-- start of LISTING --
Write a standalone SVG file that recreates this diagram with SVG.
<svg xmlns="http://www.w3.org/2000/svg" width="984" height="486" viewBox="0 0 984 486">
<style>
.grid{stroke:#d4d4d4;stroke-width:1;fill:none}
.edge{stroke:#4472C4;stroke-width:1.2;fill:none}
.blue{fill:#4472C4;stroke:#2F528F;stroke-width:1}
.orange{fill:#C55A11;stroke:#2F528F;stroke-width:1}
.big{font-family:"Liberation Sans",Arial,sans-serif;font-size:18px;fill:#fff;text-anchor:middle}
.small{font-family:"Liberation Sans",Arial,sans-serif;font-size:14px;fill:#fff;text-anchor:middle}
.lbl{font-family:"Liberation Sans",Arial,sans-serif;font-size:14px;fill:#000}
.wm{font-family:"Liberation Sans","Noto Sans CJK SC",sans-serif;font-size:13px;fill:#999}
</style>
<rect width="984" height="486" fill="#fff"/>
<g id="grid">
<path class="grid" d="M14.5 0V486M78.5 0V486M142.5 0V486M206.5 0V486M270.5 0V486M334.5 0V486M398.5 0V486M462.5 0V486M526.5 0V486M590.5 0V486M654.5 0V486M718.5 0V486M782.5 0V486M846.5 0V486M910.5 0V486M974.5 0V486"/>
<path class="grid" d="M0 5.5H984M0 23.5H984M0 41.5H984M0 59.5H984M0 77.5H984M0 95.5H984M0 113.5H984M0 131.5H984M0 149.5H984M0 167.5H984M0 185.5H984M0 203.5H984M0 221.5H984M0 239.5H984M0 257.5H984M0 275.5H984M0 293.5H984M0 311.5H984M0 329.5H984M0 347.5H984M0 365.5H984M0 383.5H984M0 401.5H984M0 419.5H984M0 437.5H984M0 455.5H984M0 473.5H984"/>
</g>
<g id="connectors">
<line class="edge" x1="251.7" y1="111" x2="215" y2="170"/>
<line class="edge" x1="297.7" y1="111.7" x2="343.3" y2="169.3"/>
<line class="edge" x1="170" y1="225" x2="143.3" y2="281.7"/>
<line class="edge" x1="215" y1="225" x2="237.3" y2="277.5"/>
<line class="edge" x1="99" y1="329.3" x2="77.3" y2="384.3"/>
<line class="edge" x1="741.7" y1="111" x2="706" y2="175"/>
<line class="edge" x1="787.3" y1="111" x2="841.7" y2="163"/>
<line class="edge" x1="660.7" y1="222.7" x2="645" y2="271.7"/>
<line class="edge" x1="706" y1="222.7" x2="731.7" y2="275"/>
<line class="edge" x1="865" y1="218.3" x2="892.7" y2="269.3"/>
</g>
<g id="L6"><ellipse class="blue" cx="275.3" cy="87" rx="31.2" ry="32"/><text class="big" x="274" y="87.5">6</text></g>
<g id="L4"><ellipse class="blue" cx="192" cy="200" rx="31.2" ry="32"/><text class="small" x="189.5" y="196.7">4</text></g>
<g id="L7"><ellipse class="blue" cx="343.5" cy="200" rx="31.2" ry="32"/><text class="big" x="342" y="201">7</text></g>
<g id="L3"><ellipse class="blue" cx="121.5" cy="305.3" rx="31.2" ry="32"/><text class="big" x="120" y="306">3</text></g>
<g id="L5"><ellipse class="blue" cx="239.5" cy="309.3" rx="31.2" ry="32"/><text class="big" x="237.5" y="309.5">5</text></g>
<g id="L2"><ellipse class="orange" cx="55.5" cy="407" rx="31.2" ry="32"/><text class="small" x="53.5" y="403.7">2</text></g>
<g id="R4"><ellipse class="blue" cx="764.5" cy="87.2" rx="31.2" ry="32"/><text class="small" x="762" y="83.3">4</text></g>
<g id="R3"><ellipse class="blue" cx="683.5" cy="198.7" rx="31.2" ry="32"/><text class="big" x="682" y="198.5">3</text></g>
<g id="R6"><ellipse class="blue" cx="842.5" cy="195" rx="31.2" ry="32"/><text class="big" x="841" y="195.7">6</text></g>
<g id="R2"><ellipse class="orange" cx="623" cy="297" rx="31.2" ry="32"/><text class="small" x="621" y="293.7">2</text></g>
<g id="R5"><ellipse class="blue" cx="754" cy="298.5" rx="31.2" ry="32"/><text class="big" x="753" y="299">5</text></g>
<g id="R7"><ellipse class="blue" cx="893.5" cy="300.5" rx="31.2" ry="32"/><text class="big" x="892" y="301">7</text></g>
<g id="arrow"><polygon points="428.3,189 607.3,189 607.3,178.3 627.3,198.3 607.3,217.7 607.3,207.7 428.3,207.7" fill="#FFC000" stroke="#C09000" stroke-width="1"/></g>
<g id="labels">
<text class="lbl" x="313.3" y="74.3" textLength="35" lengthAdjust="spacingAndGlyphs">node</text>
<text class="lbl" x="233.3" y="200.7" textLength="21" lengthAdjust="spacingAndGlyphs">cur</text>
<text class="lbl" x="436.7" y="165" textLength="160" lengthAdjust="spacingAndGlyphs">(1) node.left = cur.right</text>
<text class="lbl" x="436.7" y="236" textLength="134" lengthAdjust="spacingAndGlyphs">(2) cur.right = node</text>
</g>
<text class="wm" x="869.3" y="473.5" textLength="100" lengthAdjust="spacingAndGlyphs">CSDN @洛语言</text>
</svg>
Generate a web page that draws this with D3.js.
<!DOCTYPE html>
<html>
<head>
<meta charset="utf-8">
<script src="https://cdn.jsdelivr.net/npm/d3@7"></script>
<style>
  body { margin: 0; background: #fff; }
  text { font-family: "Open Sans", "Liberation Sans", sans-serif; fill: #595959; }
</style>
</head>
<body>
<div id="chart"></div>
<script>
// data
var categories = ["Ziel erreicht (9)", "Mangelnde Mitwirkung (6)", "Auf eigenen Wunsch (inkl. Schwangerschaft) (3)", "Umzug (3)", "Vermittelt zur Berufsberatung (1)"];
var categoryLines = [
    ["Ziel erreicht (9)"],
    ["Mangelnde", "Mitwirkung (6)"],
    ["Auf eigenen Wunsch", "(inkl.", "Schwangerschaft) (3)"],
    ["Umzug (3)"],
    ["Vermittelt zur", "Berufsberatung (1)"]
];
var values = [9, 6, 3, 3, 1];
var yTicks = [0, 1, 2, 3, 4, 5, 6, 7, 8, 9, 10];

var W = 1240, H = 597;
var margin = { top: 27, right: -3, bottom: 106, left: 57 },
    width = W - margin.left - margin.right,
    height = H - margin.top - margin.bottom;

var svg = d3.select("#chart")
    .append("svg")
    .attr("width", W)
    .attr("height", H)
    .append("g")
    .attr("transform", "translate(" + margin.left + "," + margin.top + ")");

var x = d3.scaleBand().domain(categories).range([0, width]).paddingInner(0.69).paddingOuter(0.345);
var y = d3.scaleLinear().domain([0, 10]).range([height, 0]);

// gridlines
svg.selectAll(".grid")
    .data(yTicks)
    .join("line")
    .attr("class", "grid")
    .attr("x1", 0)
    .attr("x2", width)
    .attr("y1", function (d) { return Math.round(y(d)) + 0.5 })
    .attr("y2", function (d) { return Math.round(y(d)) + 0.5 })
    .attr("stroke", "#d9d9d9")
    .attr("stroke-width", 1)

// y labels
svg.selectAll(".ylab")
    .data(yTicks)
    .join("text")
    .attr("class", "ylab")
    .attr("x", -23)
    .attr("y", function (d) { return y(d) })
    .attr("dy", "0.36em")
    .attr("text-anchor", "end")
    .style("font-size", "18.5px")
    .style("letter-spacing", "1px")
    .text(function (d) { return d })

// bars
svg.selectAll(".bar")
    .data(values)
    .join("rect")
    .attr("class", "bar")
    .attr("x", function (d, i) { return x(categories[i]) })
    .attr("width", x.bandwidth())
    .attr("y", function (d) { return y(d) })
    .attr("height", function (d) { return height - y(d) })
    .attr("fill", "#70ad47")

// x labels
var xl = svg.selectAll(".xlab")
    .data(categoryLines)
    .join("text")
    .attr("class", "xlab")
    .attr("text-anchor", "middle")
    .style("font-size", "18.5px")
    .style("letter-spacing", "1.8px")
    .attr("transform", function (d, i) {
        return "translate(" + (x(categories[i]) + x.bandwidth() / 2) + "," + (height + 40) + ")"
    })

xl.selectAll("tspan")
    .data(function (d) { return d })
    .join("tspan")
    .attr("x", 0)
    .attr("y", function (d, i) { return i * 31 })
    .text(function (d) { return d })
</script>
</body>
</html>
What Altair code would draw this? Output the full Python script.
-- end of LISTING --
Which lines hold the string "that"? Copy all of them from the data above.

Write a standalone SVG file that recreates this diagram with SVG.
Generate a web page that draws this with D3.js.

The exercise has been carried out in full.